Érase una vez un libro tan encantador, atractivo, fascinante, seductor, educador, divertido, gracioso, tentador y sugestivo, que de tanto prestarlo y tanto leerlo una y otra vez por todas y cada una de las personas por las que fue cayendo en sus manos, perdió todas las palabras que tenía impresas hasta quedar totalmente en blanco.
Desde entonces, dediqué mi vida a buscar esas palabras perdidas.

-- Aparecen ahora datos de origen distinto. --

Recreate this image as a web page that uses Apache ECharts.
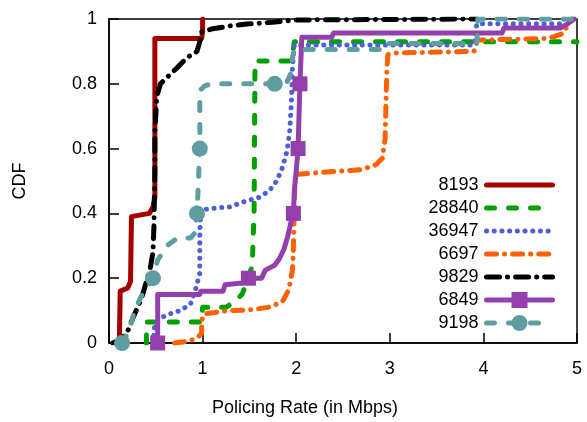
<!DOCTYPE html>
<html>
<head>
<meta charset="utf-8">
<script src="https://cdn.jsdelivr.net/npm/echarts@6/dist/echarts.min.js"></script>
<style>
  html, body { margin: 0; padding: 0; background: #fff; }
  #chart { width: 587px; height: 422px; }
</style>
</head>
<body>
<div id="chart"></div>
<script>
// Axis ticks
const xTicks = [0, 1, 2, 3, 4, 5];
const yTicks = [0, 0.2, 0.4, 0.6, 0.8, 1];

// Series names (AS numbers), in legend order
const seriesNames = ['8193', '28840', '36947', '6697', '9829', '6849', '9198'];

// CDF curves: [policing rate in Mbps, cumulative fraction]
const cdf8193 = [[0.11,0],[0.12,0.16],[0.2,0.17],[0.23,0.19],[0.24,0.39],[0.43,0.4],[0.47,0.42],[0.49,0.45],[0.49,0.94],[0.99,0.94],[1.0,0.96],[1.0,1.0]];
const cdf28840 = [[0.4,0],[0.4,0.065],[0.99,0.065],[1.0,0.11],[1.25,0.11],[1.35,0.13],[1.42,0.15],[1.48,0.19],[1.53,0.24],[1.55,0.4],[1.56,0.87],[1.93,0.87],[1.96,0.89],[1.98,0.93],[5.0,0.93]];
const cdf36947 = [[0.47,0],[0.49,0.06],[0.57,0.08],[0.65,0.09],[0.76,0.1],[0.87,0.12],[0.92,0.16],[0.97,0.215],[0.97,0.33],[0.98,0.41],[1.08,0.415],[1.29,0.42],[1.43,0.435],[1.61,0.45],[1.71,0.47],[1.77,0.49],[1.84,0.53],[1.9,0.59],[1.93,0.65],[1.95,0.75],[1.96,0.85],[1.98,0.92],[3.9,0.92],[3.93,0.985],[4.83,0.985],[4.86,1.0],[5.0,1.0]];
const cdf6697 = [[0.7,0],[0.84,0.005],[0.94,0.015],[0.99,0.03],[0.99,0.07],[1.02,0.09],[1.27,0.1],[1.49,0.102],[1.7,0.11],[1.85,0.126],[1.92,0.164],[1.96,0.225],[1.97,0.29],[1.98,0.43],[1.99,0.52],[2.2,0.525],[2.7,0.535],[2.85,0.55],[2.92,0.57],[2.95,0.63],[2.96,0.75],[2.97,0.85],[2.98,0.89],[3.05,0.895],[3.9,0.9],[3.93,0.935],[4.7,0.94],[4.85,0.955],[4.9,0.98],[4.95,1.0]];
const cdf9829 = [[0.04,0],[0.12,0.01],[0.19,0.03],[0.26,0.08],[0.35,0.14],[0.44,0.23],[0.47,0.28],[0.48,0.36],[0.49,0.53],[0.49,0.65],[0.51,0.76],[0.55,0.8],[0.62,0.82],[0.73,0.85],[0.83,0.88],[0.94,0.9],[0.97,0.93],[0.99,0.96],[1.11,0.97],[1.32,0.98],[1.5,0.985],[1.75,0.99],[2.0,0.997],[3.93,1.0]];
const cdf6849 = [[0.52,0],[0.52,0.15],[0.97,0.15],[0.98,0.16],[1.22,0.16],[1.24,0.18],[1.42,0.185],[1.49,0.2],[1.63,0.2],[1.67,0.225],[1.77,0.24],[1.82,0.26],[1.87,0.29],[1.91,0.33],[1.95,0.38],[1.97,0.4],[1.98,0.47],[2.0,0.53],[2.02,0.6],[2.04,0.8],[2.06,0.944],[2.38,0.944],[2.4,0.957],[4.2,0.957],[4.22,0.972],[4.82,0.972],[4.9,0.985],[4.97,1.0]];
const cdf9198 = [[0.14,0],[0.22,0.04],[0.28,0.108],[0.31,0.123],[0.36,0.154],[0.41,0.17],[0.47,0.2],[0.52,0.256],[0.62,0.3],[0.73,0.324],[0.87,0.324],[0.92,0.34],[0.94,0.4],[0.95,0.46],[0.97,0.6],[0.97,0.78],[1.03,0.795],[1.13,0.8],[1.77,0.8],[1.9,0.805],[1.94,0.83],[1.96,0.88],[1.98,0.906],[2.93,0.906],[2.95,0.924],[3.93,0.924],[3.94,1.0],[5.0,1.0]];

// Points of each curve that carry a marker (indices into the arrays above)
const marks6849 = [0, 7, 15, 18, 19];
const marks9198 = [0, 6, 12, 14, 18];

const FONT = '"Liberation Sans", Arial, Helvetica, sans-serif';

function withMarks(points, marks) {
  return points.map((p, i) => marks.includes(i) ? { value: p } : { value: p, symbol: 'none' });
}

function lineSeries(name, data, color, type, width, extra) {
  return Object.assign({
    name: name,
    type: 'line',
    data: data,
    symbol: 'none',
    animation: false,
    lineStyle: { color: color, width: width, type: type, cap: 'round', join: 'round' },
    itemStyle: { color: color },
    emphasis: { disabled: true }
  }, extra || {});
}

const series = [
  lineSeries(seriesNames[0], cdf8193, '#a50000', 'solid', 5),
  lineSeries(seriesNames[1], cdf28840, '#00a000', [8, 14], 5),
  lineSeries(seriesNames[2], cdf36947, '#4f5fd8', [0.1, 7.6], 5),
  lineSeries(seriesNames[3], cdf6697, '#ff6000', [10, 8, 0.1, 8], 5),
  lineSeries(seriesNames[4], cdf9829, '#000000', [13, 8, 0.1, 8], 5),
  lineSeries(seriesNames[5], withMarks(cdf6849, marks6849), '#9440ac', 'solid', 5,
    { symbol: 'rect', symbolSize: 15, showSymbol: true, showAllSymbol: true }),
  lineSeries(seriesNames[6], withMarks(cdf9198, marks9198), '#5f9ea0', [8, 14], 5,
    { symbol: 'circle', symbolSize: 16, showSymbol: true, showAllSymbol: true })
];

// Legend entries: curves without markers show only their line sample
const legendData = seriesNames.map((n, i) =>
  (i === 5 || i === 6) ? { name: n } : { name: n, itemStyle: { opacity: 0 } });

const chart = echarts.init(document.getElementById('chart'), null, { renderer: 'canvas' });
chart.setOption({
  backgroundColor: '#ffffff',
  textStyle: { fontFamily: FONT },
  grid: {
    left: 109, right: 10, top: 19, bottom: 79,
    show: true, borderColor: '#000', borderWidth: 1.5, backgroundColor: 'transparent'
  },
  legend: {
    orient: 'vertical',
    right: 27,
    top: 170,
    align: 'right',
    itemWidth: 66,
    itemHeight: 20,
    itemGap: 3,
    selectedMode: false,
    data: legendData,
    lineStyle: { width: 'inherit', type: 'inherit', cap: 'inherit' },
    textStyle: { fontFamily: FONT, fontSize: 18, color: '#000', width: 56, align: 'right', lineHeight: 20, padding: [0, 3, 0, 0] }
  },
  xAxis: {
    type: 'value',
    min: xTicks[0],
    max: xTicks[xTicks.length - 1],
    interval: 1,
    name: 'Policing Rate (in Mbps)',
    nameLocation: 'middle',
    nameGap: 56,
    nameTextStyle: { fontFamily: FONT, fontSize: 18, color: '#000', padding: [0, 76, 0, 0] },
    axisLine: { show: true, lineStyle: { color: '#000', width: 1.5 } },
    axisTick: { show: true, inside: true, length: 10, lineStyle: { color: '#000', width: 1.5 } },
    axisLabel: { fontFamily: FONT, fontSize: 18, color: '#000', margin: 17 },
    splitLine: { show: false }
  },
  yAxis: {
    type: 'value',
    min: yTicks[0],
    max: yTicks[yTicks.length - 1],
    interval: 0.2,
    name: 'CDF',
    nameLocation: 'middle',
    nameGap: 80,
    nameRotate: 90,
    nameTextStyle: { fontFamily: FONT, fontSize: 18, color: '#000' },
    axisLine: { show: true, lineStyle: { color: '#000', width: 1.5 } },
    axisTick: { show: true, inside: true, length: 10, lineStyle: { color: '#000', width: 1.5 } },
    axisLabel: { fontFamily: FONT, fontSize: 18, color: '#000', margin: 12 },
    splitLine: { show: false }
  },
  series: series
});
</script>
</body>
</html>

He viajado por bibliotecas abandonadas donde los libros lloran de polvo, he preguntado a ancianas que recitan de memoria versos olvidados, he interrogado a poetas con resaca y a cuentacuentos que viven en furgonetas, he rastreado márgenes garabateados, dedicatorias manuscritas, esquinas dobladas como señales secretas… pero jamás he encontrado ninguna.
Y sin embargo, sé que están ahí. Tal vez en el suspiro que lanza alguien al cerrar un buen libro. En la pausa exacta entre dos frases de una conversación que importa. En las lágrimas de quien recuerda un capítulo querido. O quizás —y esto lo sospecho mucho—, se escondieron para siempre en los ojos de quienes alguna vez leyeron aquel libro y, sin saberlo, lo memorizaron con el alma.
Sigo buscando. Porque si alguna vez las encuentro, no pienso volver a escribirlas en papel.